Traditional data engineering pipelines are often imperative and low-level. Developers must define exactly how to ingest data, manage state, handle late-arriving events, recover from failures, and process incremental updates efficiently. This is both time-consuming and error-prone, especially when combining batch workloads with real-time streaming needs or when working with change data capture scenarios. Lakeflow Declarative Pipelines address these challenges by abstracting away much of the operational complexity. Instead of worrying about checkpoints, retry strategies, or dependencies between steps, engineers simply describe what data transformations and outputs are required, and the framework ensures the pipeline executes correctly and consistently.
What are the benefits?
The declarative approach brings several advantages:
- It simplifies development by letting engineers focus on business logic rather than operational details.
- It improves efficiency through incremental processing: materialized views and flows only reprocess new or changed data, which reduces compute cost and latency.
- It unifies streaming and batch semantics, so the same framework can power both real-time and scheduled workloads.
- Reliability is built in through automatic retries at multiple levels, dependency management, and orchestration of flows within a pipeline.

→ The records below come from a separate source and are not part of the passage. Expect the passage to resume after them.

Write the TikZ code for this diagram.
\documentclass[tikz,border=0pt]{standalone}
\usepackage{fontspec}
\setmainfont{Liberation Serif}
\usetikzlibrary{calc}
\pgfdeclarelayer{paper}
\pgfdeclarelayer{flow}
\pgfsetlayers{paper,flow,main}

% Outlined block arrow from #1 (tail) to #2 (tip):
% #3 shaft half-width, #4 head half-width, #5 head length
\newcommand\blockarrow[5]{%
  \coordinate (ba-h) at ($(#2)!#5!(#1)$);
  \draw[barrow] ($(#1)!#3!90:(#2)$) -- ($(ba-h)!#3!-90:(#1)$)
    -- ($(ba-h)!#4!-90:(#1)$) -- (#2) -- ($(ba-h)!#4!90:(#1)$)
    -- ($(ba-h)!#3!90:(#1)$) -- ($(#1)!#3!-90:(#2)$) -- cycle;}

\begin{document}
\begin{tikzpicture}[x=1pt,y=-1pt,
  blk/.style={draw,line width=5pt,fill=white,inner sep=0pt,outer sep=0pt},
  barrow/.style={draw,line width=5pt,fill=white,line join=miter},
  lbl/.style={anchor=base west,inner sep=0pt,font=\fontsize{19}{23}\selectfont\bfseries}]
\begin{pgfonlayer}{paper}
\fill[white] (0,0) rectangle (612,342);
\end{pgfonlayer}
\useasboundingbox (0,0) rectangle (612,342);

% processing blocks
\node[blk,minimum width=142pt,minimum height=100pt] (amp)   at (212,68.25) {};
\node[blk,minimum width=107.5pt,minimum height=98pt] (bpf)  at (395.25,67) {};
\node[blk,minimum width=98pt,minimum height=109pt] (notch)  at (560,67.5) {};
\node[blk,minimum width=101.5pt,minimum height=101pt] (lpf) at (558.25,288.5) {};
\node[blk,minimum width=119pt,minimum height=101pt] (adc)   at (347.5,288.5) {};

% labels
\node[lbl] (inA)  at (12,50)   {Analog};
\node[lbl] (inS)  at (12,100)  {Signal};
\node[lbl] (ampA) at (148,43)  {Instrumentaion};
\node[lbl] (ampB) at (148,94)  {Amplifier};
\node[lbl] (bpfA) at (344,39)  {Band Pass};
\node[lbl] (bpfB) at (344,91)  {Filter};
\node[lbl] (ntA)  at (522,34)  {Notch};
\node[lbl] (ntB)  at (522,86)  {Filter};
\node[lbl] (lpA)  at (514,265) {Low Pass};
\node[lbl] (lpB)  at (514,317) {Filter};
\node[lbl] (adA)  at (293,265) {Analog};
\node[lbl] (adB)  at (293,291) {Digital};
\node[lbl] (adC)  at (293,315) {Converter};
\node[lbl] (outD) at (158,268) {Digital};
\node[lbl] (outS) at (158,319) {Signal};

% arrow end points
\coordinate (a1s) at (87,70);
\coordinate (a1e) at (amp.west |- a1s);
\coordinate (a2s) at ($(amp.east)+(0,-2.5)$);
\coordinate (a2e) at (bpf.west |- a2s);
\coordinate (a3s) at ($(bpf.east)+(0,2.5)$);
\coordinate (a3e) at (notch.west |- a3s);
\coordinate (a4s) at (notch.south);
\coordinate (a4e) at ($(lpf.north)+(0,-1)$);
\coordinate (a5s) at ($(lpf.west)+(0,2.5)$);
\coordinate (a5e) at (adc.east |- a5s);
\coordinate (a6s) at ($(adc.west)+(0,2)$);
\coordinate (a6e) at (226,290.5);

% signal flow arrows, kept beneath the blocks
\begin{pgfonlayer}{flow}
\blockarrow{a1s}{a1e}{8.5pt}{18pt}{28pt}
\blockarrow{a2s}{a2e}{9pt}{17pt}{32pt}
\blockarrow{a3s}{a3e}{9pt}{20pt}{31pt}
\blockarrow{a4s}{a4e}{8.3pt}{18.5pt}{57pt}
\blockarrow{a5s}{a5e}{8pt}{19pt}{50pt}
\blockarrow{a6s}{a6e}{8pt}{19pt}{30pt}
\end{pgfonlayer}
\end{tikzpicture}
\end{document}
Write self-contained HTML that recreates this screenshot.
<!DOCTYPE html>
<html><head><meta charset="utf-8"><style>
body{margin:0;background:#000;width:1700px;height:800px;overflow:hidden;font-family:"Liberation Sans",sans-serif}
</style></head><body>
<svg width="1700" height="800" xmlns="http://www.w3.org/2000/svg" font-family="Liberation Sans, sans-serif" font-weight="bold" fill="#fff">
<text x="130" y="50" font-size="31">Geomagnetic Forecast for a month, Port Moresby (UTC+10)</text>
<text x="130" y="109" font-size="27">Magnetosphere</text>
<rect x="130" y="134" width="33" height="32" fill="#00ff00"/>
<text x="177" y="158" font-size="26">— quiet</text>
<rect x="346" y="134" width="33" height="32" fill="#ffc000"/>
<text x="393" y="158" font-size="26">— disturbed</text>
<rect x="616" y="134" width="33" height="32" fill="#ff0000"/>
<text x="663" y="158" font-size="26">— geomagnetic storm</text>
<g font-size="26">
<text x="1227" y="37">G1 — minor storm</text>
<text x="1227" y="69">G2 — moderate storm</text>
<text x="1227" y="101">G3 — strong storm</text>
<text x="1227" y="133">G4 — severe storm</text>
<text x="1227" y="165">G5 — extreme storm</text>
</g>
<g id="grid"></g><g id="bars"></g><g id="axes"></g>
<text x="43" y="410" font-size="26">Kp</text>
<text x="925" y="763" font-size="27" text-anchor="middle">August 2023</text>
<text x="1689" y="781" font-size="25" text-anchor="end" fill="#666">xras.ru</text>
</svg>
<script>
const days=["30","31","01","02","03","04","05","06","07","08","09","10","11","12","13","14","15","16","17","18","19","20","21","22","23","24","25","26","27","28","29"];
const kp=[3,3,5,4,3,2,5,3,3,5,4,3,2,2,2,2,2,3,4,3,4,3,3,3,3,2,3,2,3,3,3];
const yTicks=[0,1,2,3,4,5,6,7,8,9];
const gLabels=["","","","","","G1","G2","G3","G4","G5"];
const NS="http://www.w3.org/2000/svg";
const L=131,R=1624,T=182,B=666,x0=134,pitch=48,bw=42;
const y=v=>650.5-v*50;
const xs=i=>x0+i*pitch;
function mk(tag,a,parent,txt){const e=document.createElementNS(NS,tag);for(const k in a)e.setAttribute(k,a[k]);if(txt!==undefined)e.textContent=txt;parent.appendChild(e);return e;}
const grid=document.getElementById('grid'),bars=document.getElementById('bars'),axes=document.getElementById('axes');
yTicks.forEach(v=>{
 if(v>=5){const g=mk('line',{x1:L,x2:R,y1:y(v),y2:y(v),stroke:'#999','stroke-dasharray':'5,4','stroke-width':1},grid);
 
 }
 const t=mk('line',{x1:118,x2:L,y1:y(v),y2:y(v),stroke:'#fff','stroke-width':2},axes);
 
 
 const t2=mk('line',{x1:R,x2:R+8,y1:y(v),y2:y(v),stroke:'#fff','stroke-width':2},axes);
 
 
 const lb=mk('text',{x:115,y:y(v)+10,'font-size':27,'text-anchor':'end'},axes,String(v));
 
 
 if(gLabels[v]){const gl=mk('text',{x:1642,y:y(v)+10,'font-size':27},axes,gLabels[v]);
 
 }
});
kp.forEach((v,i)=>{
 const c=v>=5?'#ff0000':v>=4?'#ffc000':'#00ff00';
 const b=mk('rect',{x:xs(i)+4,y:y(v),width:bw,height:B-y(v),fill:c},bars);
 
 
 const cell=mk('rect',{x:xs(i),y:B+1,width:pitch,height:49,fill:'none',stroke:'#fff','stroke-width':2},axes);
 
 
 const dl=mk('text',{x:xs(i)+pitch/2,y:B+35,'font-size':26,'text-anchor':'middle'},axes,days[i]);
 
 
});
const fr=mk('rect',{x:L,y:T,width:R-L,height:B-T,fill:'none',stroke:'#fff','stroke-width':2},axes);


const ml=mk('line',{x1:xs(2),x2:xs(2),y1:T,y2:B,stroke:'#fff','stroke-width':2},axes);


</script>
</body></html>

- It also provides native support for common enterprise needs such as change data capture and slowly changing dimensions, reducing the amount of custom code needed for these scenarios.

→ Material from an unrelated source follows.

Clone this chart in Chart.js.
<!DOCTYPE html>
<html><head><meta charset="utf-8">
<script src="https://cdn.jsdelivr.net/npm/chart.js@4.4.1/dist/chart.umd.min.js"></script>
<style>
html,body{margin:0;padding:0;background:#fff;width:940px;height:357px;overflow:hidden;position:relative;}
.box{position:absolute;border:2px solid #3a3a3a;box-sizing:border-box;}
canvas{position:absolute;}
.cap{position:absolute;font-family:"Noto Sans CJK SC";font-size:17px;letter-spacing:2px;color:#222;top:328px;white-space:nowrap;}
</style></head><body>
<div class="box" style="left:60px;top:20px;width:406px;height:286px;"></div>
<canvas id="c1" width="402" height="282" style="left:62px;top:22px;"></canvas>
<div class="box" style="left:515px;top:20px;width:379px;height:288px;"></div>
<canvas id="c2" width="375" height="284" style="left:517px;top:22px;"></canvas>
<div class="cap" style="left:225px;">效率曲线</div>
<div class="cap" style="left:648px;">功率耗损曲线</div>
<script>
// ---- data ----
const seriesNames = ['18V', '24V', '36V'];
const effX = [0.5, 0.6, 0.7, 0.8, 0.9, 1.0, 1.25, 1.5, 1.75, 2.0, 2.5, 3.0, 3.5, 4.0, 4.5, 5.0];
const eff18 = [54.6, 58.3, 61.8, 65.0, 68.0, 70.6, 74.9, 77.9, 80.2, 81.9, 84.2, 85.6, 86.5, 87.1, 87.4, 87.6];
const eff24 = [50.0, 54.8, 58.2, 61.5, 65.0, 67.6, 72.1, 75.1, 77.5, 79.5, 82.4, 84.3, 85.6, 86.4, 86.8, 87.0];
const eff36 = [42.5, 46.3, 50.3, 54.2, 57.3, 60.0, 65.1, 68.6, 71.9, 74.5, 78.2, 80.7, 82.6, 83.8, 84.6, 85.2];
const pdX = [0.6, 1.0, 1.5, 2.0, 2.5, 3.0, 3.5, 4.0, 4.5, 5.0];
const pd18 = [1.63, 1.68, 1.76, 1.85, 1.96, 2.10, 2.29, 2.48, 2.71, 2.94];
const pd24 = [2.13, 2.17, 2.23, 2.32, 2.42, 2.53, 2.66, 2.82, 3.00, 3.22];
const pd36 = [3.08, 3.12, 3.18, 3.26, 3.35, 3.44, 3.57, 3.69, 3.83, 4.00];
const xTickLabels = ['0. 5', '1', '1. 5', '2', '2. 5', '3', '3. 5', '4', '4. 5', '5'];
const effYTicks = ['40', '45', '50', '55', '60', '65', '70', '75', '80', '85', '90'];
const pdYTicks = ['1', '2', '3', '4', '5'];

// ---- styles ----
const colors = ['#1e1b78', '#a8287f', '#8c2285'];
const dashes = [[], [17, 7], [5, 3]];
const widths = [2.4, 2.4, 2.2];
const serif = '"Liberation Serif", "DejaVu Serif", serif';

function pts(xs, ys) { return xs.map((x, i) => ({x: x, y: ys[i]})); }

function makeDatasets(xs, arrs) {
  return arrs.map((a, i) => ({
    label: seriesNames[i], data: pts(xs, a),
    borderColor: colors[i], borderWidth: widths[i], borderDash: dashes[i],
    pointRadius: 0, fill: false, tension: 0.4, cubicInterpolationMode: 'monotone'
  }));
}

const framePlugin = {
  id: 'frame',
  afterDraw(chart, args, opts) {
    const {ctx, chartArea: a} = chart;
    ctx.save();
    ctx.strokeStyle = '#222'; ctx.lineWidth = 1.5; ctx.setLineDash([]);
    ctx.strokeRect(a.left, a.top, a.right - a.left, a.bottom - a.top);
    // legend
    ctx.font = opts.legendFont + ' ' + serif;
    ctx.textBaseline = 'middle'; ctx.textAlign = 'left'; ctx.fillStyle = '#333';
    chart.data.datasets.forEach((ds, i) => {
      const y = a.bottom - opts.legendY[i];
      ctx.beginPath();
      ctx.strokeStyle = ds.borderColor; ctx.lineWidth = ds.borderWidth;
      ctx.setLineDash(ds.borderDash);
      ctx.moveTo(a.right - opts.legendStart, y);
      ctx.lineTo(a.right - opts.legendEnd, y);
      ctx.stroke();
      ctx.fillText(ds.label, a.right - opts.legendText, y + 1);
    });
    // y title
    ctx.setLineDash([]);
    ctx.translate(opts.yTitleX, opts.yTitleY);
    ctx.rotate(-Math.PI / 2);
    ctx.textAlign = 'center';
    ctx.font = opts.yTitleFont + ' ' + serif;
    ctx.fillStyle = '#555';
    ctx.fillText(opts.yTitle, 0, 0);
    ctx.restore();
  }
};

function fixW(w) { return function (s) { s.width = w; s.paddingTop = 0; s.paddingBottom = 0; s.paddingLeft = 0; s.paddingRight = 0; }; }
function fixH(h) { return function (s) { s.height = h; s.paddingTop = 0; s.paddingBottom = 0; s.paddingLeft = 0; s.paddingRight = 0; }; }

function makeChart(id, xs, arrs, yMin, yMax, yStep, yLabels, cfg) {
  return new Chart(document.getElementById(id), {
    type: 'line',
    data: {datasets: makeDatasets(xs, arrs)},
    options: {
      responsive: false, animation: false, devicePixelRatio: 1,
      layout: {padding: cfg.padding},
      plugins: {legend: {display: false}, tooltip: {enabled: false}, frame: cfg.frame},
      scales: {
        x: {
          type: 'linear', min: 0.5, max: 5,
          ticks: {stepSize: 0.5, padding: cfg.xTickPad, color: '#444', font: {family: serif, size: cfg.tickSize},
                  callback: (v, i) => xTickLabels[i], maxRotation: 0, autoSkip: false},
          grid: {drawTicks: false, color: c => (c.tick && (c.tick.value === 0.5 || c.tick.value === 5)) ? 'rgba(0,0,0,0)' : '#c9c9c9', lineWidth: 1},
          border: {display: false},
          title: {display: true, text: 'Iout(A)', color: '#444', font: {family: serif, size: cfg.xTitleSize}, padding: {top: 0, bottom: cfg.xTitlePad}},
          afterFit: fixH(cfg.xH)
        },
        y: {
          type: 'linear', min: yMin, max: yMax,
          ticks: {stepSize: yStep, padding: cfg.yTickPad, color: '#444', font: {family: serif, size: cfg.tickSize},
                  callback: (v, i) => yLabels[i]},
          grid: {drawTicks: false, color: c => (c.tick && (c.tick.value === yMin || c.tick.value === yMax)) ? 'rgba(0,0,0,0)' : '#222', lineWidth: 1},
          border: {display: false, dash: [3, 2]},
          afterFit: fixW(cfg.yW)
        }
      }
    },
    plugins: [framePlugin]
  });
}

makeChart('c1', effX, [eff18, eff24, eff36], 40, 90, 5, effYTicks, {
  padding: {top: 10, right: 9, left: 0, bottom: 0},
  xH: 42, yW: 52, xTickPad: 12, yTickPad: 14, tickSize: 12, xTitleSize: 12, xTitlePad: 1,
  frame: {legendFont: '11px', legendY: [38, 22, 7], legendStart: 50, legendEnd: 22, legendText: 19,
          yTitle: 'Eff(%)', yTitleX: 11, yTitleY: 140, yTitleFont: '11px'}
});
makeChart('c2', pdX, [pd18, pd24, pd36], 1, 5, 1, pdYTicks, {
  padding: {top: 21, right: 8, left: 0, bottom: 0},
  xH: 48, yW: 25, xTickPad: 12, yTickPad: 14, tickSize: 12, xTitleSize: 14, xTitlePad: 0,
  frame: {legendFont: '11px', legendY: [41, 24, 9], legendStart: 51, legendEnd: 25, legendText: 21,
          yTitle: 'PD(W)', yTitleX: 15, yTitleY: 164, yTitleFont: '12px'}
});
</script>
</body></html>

- Lakeflow Declarative Pipelines can dynamically scale resources based on a workload, which means that it can handle increases in data volume without manual intervention.
Key Concepts
The following diagram illustrates the most important concepts of Lakeflow Declarative Pipelines.

Pipeline
The pipeline is the top-level structure that contains all logic and execution in Lakeflow Declarative Pipelines. It defines the set of flows, streaming tables, materialized views, and sinks that together make up a data system. The pipeline automatically understands dependencies between components, determines the correct order of execution, and handles fault tolerance and retries. For the data engineer, the pipeline serves as the single definition that captures the full lifecycle of ingestion, transformation, and delivery.
Flow
A flow represents a transformation step within a pipeline. It reads data from a source, applies logic, and writes the result to a target. Flows can be either batch or streaming, depending on the needs of the workload. They can operate in append mode, where new data is simply added to the target, or in automatic change data capture (AUTO CDC) mode, where changes are tracked and applied to maintain an up-to-date representation of the source. Flows are the primary mechanism by which data moves and evolves inside a pipeline.
Streaming Table
A streaming table is a managed table that continuously ingests and updates with new data. It's the natural target for streaming flows, ensuring that data remains fresh as events arrive. Streaming tables integrate seamlessly with Unity Catalog, so they're governed and managed like other tables in Databricks. They can capture raw event data or maintain processed representations, and because they're managed resources, they automatically benefit from the reliability, orchestration, and incremental logic of the pipeline framework.
Materialized View
A materialized view is a managed table designed for batch-oriented but incremental processing. Rather than recomputing the entire dataset each time, a materialized view only processes data that has changed since the last run. This allows complex transformations and aggregations to be kept up-to-date without high costs or long runtimes. Materialized views are useful for building curated datasets, summary tables, or analytical layers on top of raw ingested data.
Sink
A sink is a destination for pipeline output that exists outside the managed table environment. Sinks are used primarily with streaming flows to deliver data to external systems, such as Kafka topics, Azure Event Hubs, or other Delta tables. They allow a pipeline to not only manage internal transformations but also publish results to downstream services, applications, or consumers. Sinks extend the reach of a pipeline beyond the Databricks environment, enabling it to power real-time data products and integrations.